Plenty has changed since the Stephensons took over the business. Byron quit his construction job, and Stacie left behind her nursing career to focus on barbecue. They don’t smoke with mesquite anymore. It’s all oak now. The meat quality has gotten better too. “Grandpa always used Select,” Stephenson said, referring to the lower grade of beef. Now they use only Prime grade briskets, and you can even find some Wagyu beef on the grounds. They don’t put the expensive stuff on the smoker, but The Shed Market also has a raw beef counter carrying Wagyu steaks and briskets. “You have to drive to Fort Worth to get anything of that quality,” said Stephenson, noting that demand has been plenty high since they started carrying the deluxe beef.
A Southern Pride smoker sits inside a screened-in smokehouse out back, a remnant from the old restaurant that was brought here for rib duty. A big, steel Bewley smoker dedicated to briskets and beef ribs sits behind it. Those briskets get wrapped in butcher paper after smoking, but not during. Some of the brisket bark was a tad too stout on some of the briskets waiting to be served, which means they may benefit from wrapping earlier. The fatty brisket had the desired pull-apart texture and was plenty juicy. I skipped the $26-per-pound beef plate ribs in favor of the smoked prime rib daily special ($19.50 with two sides). The medium rare beef, served with horseradish sauce, was smoky and salty with plenty of black pepper in the crust.
The black pepper is almost too much on the pork ribs, but they’re so nicely smoked that it’s hard to complain. The tender St. Louis cut ribs had great smoke as well. Both chicken and turkey are on the menu. I ordered both expecting chicken on the bone, but instead I got slices of white meat from both birds. Both were juicy and well seasoned, but they were so similar it’s hard to recommend one over the other. I enjoyed a thick slice of fatty brisket with a rugged bark and well-rendered fat beneath.

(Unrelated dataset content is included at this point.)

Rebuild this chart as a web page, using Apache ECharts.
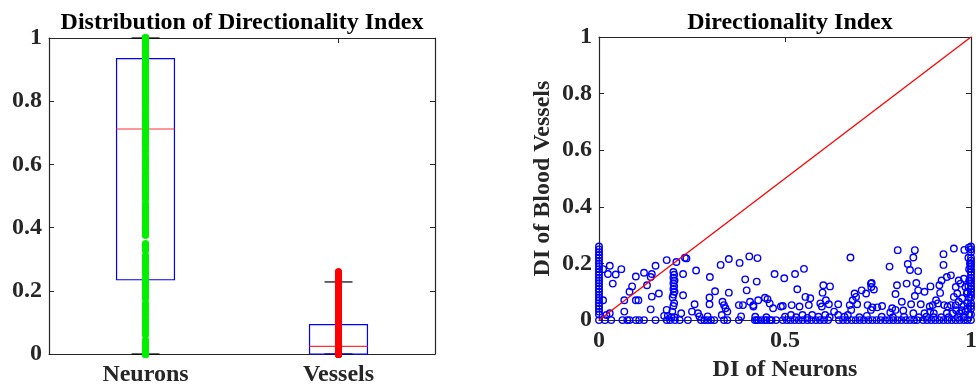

I was most stunned by the impressive array of excellent sides, both new and classic. The crunchy slaw was lightly dressed with a zing from cilantro and just a whiff of heat from the jalapeño slivers. Jalapeño cream corn brought a little more heat. The green chiles seemed to hide at the bottom of the creamy mac & cheese, but they made their presence known soon enough. Buttermilk potato salad tasted like a generously loaded baked potato, while the austere pinto beans were a solid version of the classic. I had many stops ahead of me that day, but I couldn’t set my spoon down until every bite of the superb blackberry cobbler was gone.
The barbecue here is some of the best in the area, and I’m certainly not the first to learn that. While the market remains open until 6 p.m. for raw beef sales, the barbecue is generally gone by 2 p.m. That’s even the case on Saturday, when they smoke around 25 briskets. It was a packed house by the time I left at 11:45 a.m. on a Thursday, and a group next to me at the communal picnic table said they’d found their new favorite barbecue joint. “I didn’t know this was going to be as popular as it is,” Stephenson said during a breakfast break from the kitchen. “It’s been a blur.”